Peter Molyneux: " What I should have
done during GDC is stood up and said, "What have been the biggest
battles in Fable for a design idea to get past the team upstairs?"
One of those big ideas was the idea of saying, "Look, why do we have
these mini-maps in the first place? They take up so much screen space
or they're shrunk down to being insignificant, you have to get a
magnifying glass to make out any detail on them. They're very
old-school, and a lot of the time, especially with Fable 1, you could
kinda play the whole game on the mini-map. It was just madness.
"Let's try and be brave--this is what you have to do when you design--and say we're not going to use mini-maps."
That was the first design thought, when we said that. That means we're
going to architect our levels a certain way to be sympathetic with
that, and that also means we needed something that gave players a
strong idea of, when they want to go where they should be going, where
they can go.
That's where we came up with the idea of a breadcrumb trail.

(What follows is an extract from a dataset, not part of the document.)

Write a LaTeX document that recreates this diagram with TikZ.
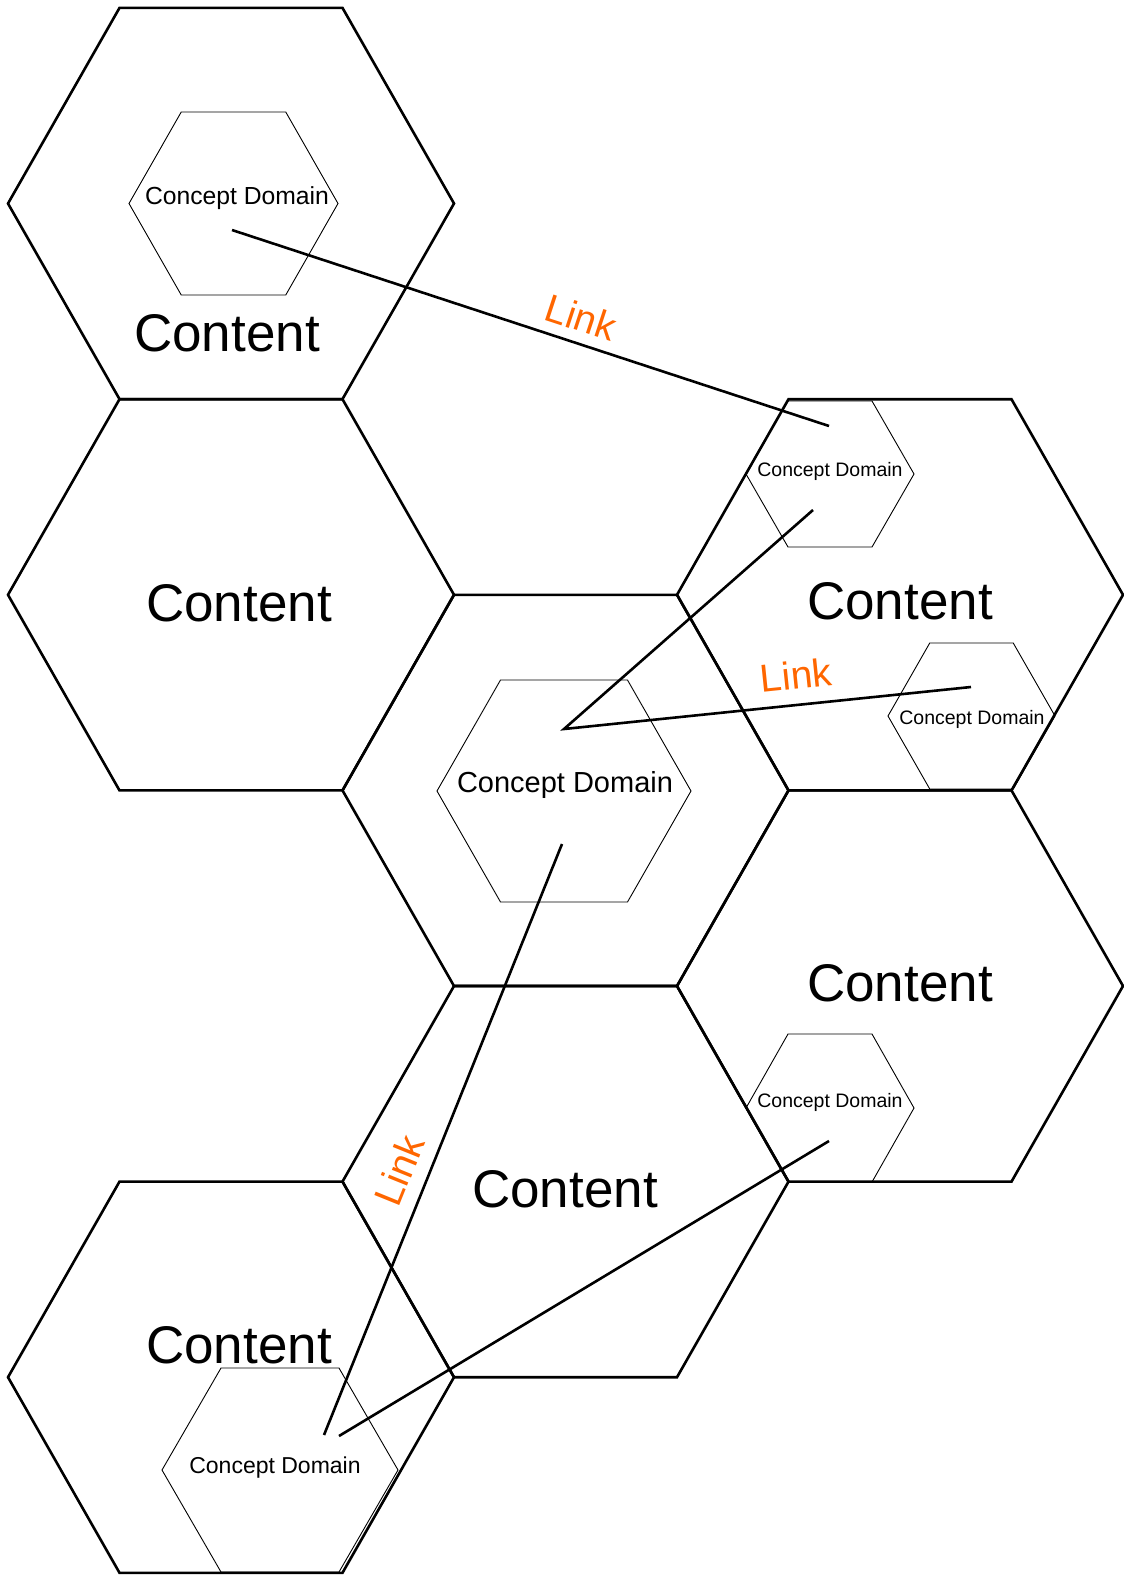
\documentclass[tikz,border=0pt]{standalone}
\usepackage{fontspec}
\setmainfont{Liberation Sans}
\definecolor{linkorange}{HTML}{FF6600}
\newcommand{\hexshape}[5]{%
  \draw[#5, shift={(#1,#2)}] (-#3,0) -- (-#3/2,-#4) -- (#3/2,-#4) -- (#3,0) -- (#3/2,#4) -- (-#3/2,#4) -- cycle;}
\begin{document}
\begin{tikzpicture}[x=1pt,y=-1pt,
  bighex/.style={line width=2.6pt, line join=miter},
  smallhex/.style={line width=0.9pt},
  contentlbl/.style={font=\fontsize{53}{60}\selectfont, anchor=base, inner sep=0pt},
  domainlbl/.style={anchor=base, inner sep=0pt},
  linkline/.style={line width=2.6pt},
  linklabel/.style={text=linkorange, font=\fontsize{39}{44}\selectfont, inner sep=0pt}]
\useasboundingbox (0,0) rectangle (1124,1575);

% large hexagons
\hexshape{231}{203.5}{223}{195.6}{bighex}
\hexshape{231}{594.8}{223}{195.6}{bighex}
\hexshape{565.5}{790.4}{223}{195.6}{bighex}
\hexshape{900}{594.8}{223}{195.6}{bighex}
\hexshape{900}{986}{223}{195.6}{bighex}
\hexshape{565.5}{1181.6}{223}{195.6}{bighex}
\hexshape{231}{1377.2}{223}{195.6}{bighex}

% small hexagons
\hexshape{233.5}{203.5}{104.5}{91.5}{smallhex}
\hexshape{830}{474}{84}{73}{smallhex}
\hexshape{564}{791}{127}{111}{smallhex}
\hexshape{971.5}{716}{83.5}{73}{smallhex}
\hexshape{830}{1108}{84}{74}{smallhex}
\hexshape{280}{1470}{118}{102}{smallhex}

% Content labels
\node[contentlbl] (cA) at (227,351) {Content};
\node[contentlbl] (cB) at (239,621) {Content};
\node[contentlbl] (cD) at (900,619) {Content};
\node[contentlbl] (cE) at (900,1001) {Content};
\node[contentlbl] (cF) at (565,1207) {Content};
\node[contentlbl] (cG) at (239,1363) {Content};

% Concept Domain labels
\node[domainlbl, font=\fontsize{24.7}{28}\selectfont] (d1) at (237,204) {Concept Domain};
\node[domainlbl, font=\fontsize{19.5}{23}\selectfont] (d2) at (830,476) {Concept Domain};
\node[domainlbl, font=\fontsize{29}{33}\selectfont] (d3) at (565,792) {Concept Domain};
\node[domainlbl, font=\fontsize{19.5}{23}\selectfont] (d4) at (972,724) {Concept Domain};
\node[domainlbl, font=\fontsize{19.5}{23}\selectfont] (d5) at (830,1107) {Concept Domain};
\node[domainlbl, font=\fontsize{23}{27}\selectfont] (d6) at (275,1473) {Concept Domain};

% link end points
\coordinate (l1a) at (232,230);
\coordinate (l1b) at (829,426);
\coordinate (l2a) at (813,510);
\coordinate (l2m) at (564,729);
\coordinate (l2b) at (971,687);
\coordinate (l3a) at (562,844);
\coordinate (l3b) at (324,1435);
\coordinate (l4a) at (829,1141);
\coordinate (l4b) at (339,1436);

\draw[linkline] (l1a) -- (l1b);
\draw[linkline, line join=miter] (l2a) -- (l2m) -- (l2b);
\draw[linkline] (l3a) -- (l3b);
\draw[linkline] (l4a) -- (l4b);

% Link labels
\node[linklabel, rotate=-18.2] (k1) at (581,317) {Link};
\node[linklabel, rotate=5.9] (k2) at (796,675) {Link};
\node[linklabel, rotate=68] (k3) at (399,1170) {Link};
\end{tikzpicture}
\end{document}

This breadcrumb trail is dynamic, it's reactive to what you're doing.
It can glow brightly or it can glow very, very dimly. It can almost be
incredibly obscure, you can hardly see it at all--or it's the most
important thing on the screen.
It's very dynamic; it's driven by AI. If you choose to jump down a hole
and you choose to swim across a river, it will follow you and guide you
and always be there for when you actually want to get back on track. It
will glow more and be more excited the more important it is that you
get to your destination and the closer you are to your destination.
That filled in a lot of the problems that a mini-map supplied to you.
When you are trying to navigate from point A to point B, you don't
actually need a mini-map. You actually need a guide, and that's what
the breadcrumb trail is. That's the first thing.
The second thing was that when we were thinking about the design of
our levels, we made sure that we designed them in such a way that it
wasn't absolutely necessary to have a mini-map.
Now, we still have a map. We still very much have a map. There's a
world map, and there's a level map, and you can bring it up and you can
see, "Oh, there's a shop in this alleyway."
We've got maps like that, but the concept of a mini-map as the main way of navigating around the world has gone."
Thats what you linked me to. Would you care to pint out where Molyneaux says anything about fairy dust??
Next time try actually reading a link before you post it in a vain attempt to prove some sort of point.
Based on what PM had to say in that interview i think the breadcrumb trail is going to be a lot more subtle and well thought out than anyone is giving credit for. He says its dynamic, it can glow, get excited, react to what you do, become very obscure and even goes on to refer to it as a guide and says that it ties in with level design. I dunno how you can interpret that as "fairy dust".